Use Zotero without syncing for maximum privacy — all data stays local. If you sync, use Zotero's own storage or configure WebDAV to a server you control. For sensitive investigations, keep the library local-only and back up the data directory manually. Review group library membership before sharing — any group member can see shared annotations. Export libraries regularly (RIS, BibTeX, Zotero RDF) as backup. The browser connector sends URLs to Zotero's translation server to fetch metadata — be aware this creates a request log on Zotero's infrastructure.

## Ownership & business

- **Owner:** Corporation for Digital Scholarship (nonprofit, Vienna, Virginia, USA)
- **Funding model:** Nonprofit. Initial development funded by Andrew W. Mellon Foundation, Alfred P. Sloan Foundation, and Institute of Museum and Library Services. Ongoing operations funded by cloud storage subscriptions and user donations.
- **Business model:** Open-source software with optional paid cloud storage.
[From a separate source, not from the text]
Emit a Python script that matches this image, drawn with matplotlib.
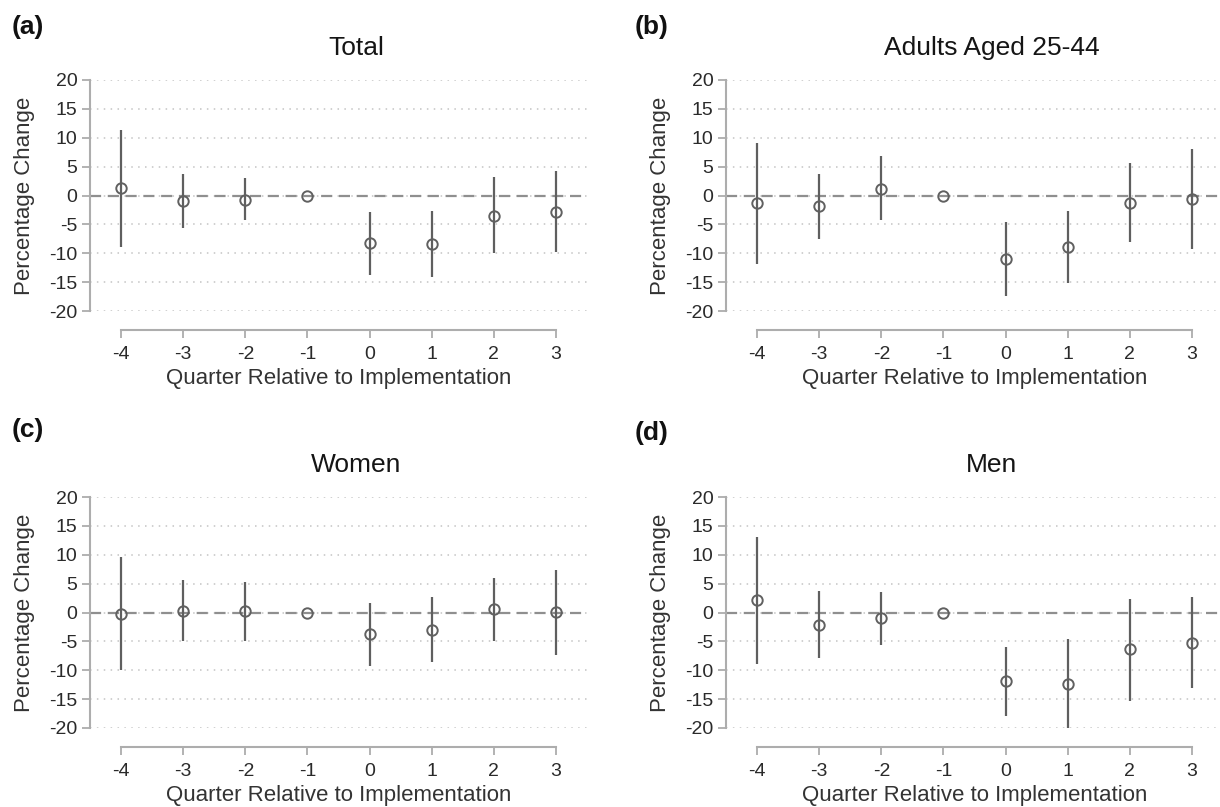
import numpy as np
import matplotlib.pyplot as plt

quarters = [-4, -3, -2, -1, 0, 1, 2, 3]

total_est = [1.3, -1.0, -0.7, 0.0, -8.3, -8.4, -3.5, -2.8]
total_lo = [-9.0, -5.6, -4.3, 0.0, -13.8, -14.1, -10.0, -9.7]
total_hi = [11.4, 3.7, 3.0, 0.0, -2.8, -2.6, 3.2, 4.2]

adult_est = [-1.3, -1.9, 1.2, 0.0, -11.0, -8.9, -1.3, -0.6]
adult_lo = [-11.8, -7.5, -4.3, 0.0, -17.4, -15.2, -8.1, -9.3]
adult_hi = [9.1, 3.7, 6.8, 0.0, -4.6, -2.6, 5.6, 8.1]

women_est = [-0.2, 0.3, 0.2, 0.0, -3.8, -3.0, 0.6, 0.1]
women_lo = [-10.0, -5.0, -4.9, 0.0, -9.3, -8.6, -4.9, -7.4]
women_hi = [9.6, 5.7, 5.3, 0.0, 1.7, 2.6, 6.0, 7.4]

men_est = [2.1, -2.1, -1.0, 0.0, -11.9, -12.4, -6.4, -5.2]
men_lo = [-8.9, -7.9, -5.7, 0.0, -17.9, -20.0, -15.3, -13.1]
men_hi = [13.0, 3.8, 3.6, 0.0, -5.9, -4.6, 2.4, 2.7]

titles = ["Total", "Adults Aged 25-44", "Women", "Men"]
letters = ["(a)", "(b)", "(c)", "(d)"]
yticks = [20, 15, 10, 5, 0, -5, -10, -15, -20]

plt.rcParams['font.family'] = ['Liberation Sans', 'DejaVu Sans']
plt.rcParams['axes.unicode_minus'] = False

W, H = 1220, 807
fig = plt.figure(figsize=(W / 100, H / 100), dpi=100)

# pixel layout: axes left, y of the 20 line, axes right, title y, letter x, letter y
panels = [
    (90, 80, 587, 48, 12, 27, total_est, total_lo, total_hi),
    (726, 80, 1223, 48, 635, 27, adult_est, adult_lo, adult_hi),
    (90, 497, 587, 465, 12, 430, women_est, women_lo, women_hi),
    (726, 497, 1223, 465, 635, 433, men_est, men_lo, men_hi),
]
ax_h = 231

line_col = "#5f5f5f"
axis_col = "#adadad"
text_col = "#2a2a2a"

for i, (left, top, right, ty, lx, ly, est, lo, hi) in enumerate(panels):
    ax = fig.add_axes([left / W, 1 - (top + ax_h) / H, (right - left) / W, ax_h / H])
    ax.set_xlim(-4.5, 3.5)
    ax.set_ylim(-20, 20)
    ax.patch.set_alpha(0)

    for y in yticks:
        ax.axhline(y, color="#c4c4c4", lw=1.1, ls=(0, (1, 3.5)), zorder=0)
    ax.axhline(0, color="#8f8f8f", lw=1.6, ls=(0, (5, 3)), zorder=1)

    est = np.array(est)
    lo = np.array(lo)
    hi = np.array(hi)
    q = np.array(quarters)
    has_ci = hi != lo
    ax.vlines(q[has_ci], lo[has_ci], hi[has_ci], color=line_col, lw=1.6, zorder=2)
    ax.plot(q, est, ls="none", marker="o", ms=7.5, mfc="none", mec="#606060",
            mew=1.4, zorder=3, clip_on=False)

    for s in ["top", "right"]:
        ax.spines[s].set_visible(False)
    ax.spines["left"].set_bounds(-20, 20)
    ax.spines["left"].set_color(axis_col)
    ax.spines["left"].set_linewidth(1.5)
    ax.spines["bottom"].set_position(("outward", 14))
    ax.spines["bottom"].set_bounds(-4, 3)
    ax.spines["bottom"].set_color(axis_col)
    ax.spines["bottom"].set_linewidth(1.5)

    ax.set_yticks(yticks)
    ax.set_xticks(quarters)
    ax.tick_params(axis="both", colors=axis_col, width=1.3,
                   labelcolor=text_col, labelsize=14)
    ax.tick_params(axis="y", length=6, pad=3)
    ax.tick_params(axis="x", length=6, pad=5)

    ax.set_ylabel("Percentage Change", fontsize=16, color="#333333", labelpad=10)
    ax.set_xlabel("Quarter Relative to Implementation", fontsize=16, color="#333333",
                  labelpad=4)

    tx = left + (right - left) * 0.535
    fig.text(tx / W, 1 - ty / H, titles[i], ha="center", va="center",
             fontsize=19, color="#151515")
    fig.text(lx / W, 1 - ly / H, letters[i], fontsize=19, fontweight="bold",
             va="center", ha="left", color="#111111")

fig.savefig("out.png", dpi=100)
All features are free. Revenue comes from storage plans ($20-$120/year) and institutional subscriptions. No advertising, no data sales, no premium feature gates.
- **Open source:** yes

**Known issues:** Cloud-synced data is not end-to-end encrypted — Zotero servers can access decrypted files for web library functionality. The browser connector sends page URLs to Zotero's translation server to retrieve metadata, which creates a server-side log of what you save. 300MB free storage fills quickly if syncing PDFs (workaround: sync only metadata, store files locally or via WebDAV). The learning curve is steeper than simpler bookmark tools. Mobile apps (iOS, Android) are newer and less mature than the desktop client. No native browser for web research — it captures from your existing browser via the connector extension.